面白かったです。DVD鑑賞ながら結構集中して見られました。
人の「生」と「死」の境界線という個々の局面では永久に結論のでないテーマがドラマというフィクションの世界にうまく落とし込まれています。まあこれは原作のものでしょうが、映画としては特に篠原涼子さんの演技が素晴らしく、現実感の薄いセットやライティングの中のリアリティある薫子(篠原涼子)の演技でクライマックスにはホラーにも見えてきます。こういうところは堤幸彦監督の手腕でしょう。

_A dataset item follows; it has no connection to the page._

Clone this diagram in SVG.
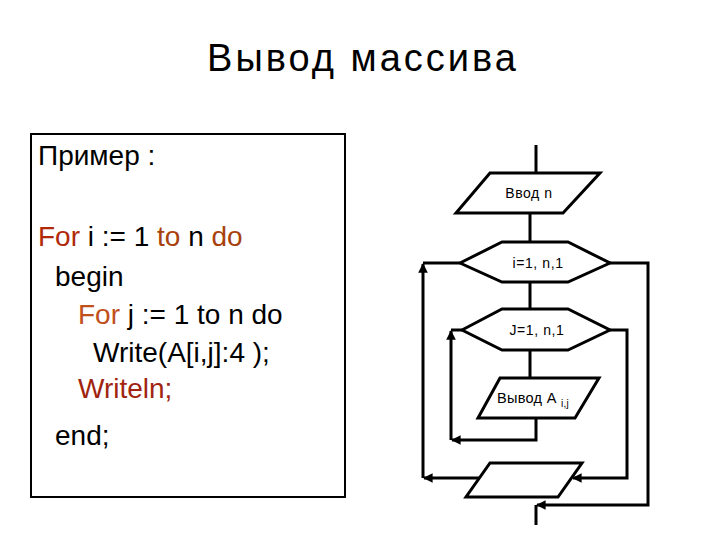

特に、クライマックス、薫子が、脳死状態となっても人工的に生き長らえさせられている娘瑞穂の胸に包丁を突きつけ、今私がこの包丁で瑞穂を心臓を止めれば殺人罪に問われるのでしょうか、と穏やかな口調で漏らすシーンは人の心のうちと社会性、具体的には法ということになりますが、それらの矛盾や齟齬をこのひとこととワンシーンで表現しています。
もちろん現実的には殺人罪に問われることになるのでしょうが、それでもなお人が人として生きるとは何か、人の尊厳とは何かを問いかけてきます。
ただ、その後続く子どもを使っての過剰演出と金魚の糞のように続くエンディングはちょっといただけません。
このあたりはかなり個人的価値観の問題だとは思いますが、枯木のハート型の穴のエピソードであるとか、夜中に瑞穂が薫子に別れを告げる幻想シーンであるとか、脳死を受け入れ臓器移植に応じるとか、瑞穂の告別式であるとか、そこらあたりまでは許容範囲かとは思いますが、さすがに瑞穂の心臓の移植を受けた子どもが冒頭のシーンの子どもであることに至っては映画とは言えやりすぎ感が強すぎます。
ラストシーンの空き地は薫子家族の住まいだったということだと思いますが、あれは原作にもあるのでしょうか? それに何を意図しているんでしょう?
おそらく単に謎を残しいろいろ考えてくださいねと終わる映画の手法なんだとは思います。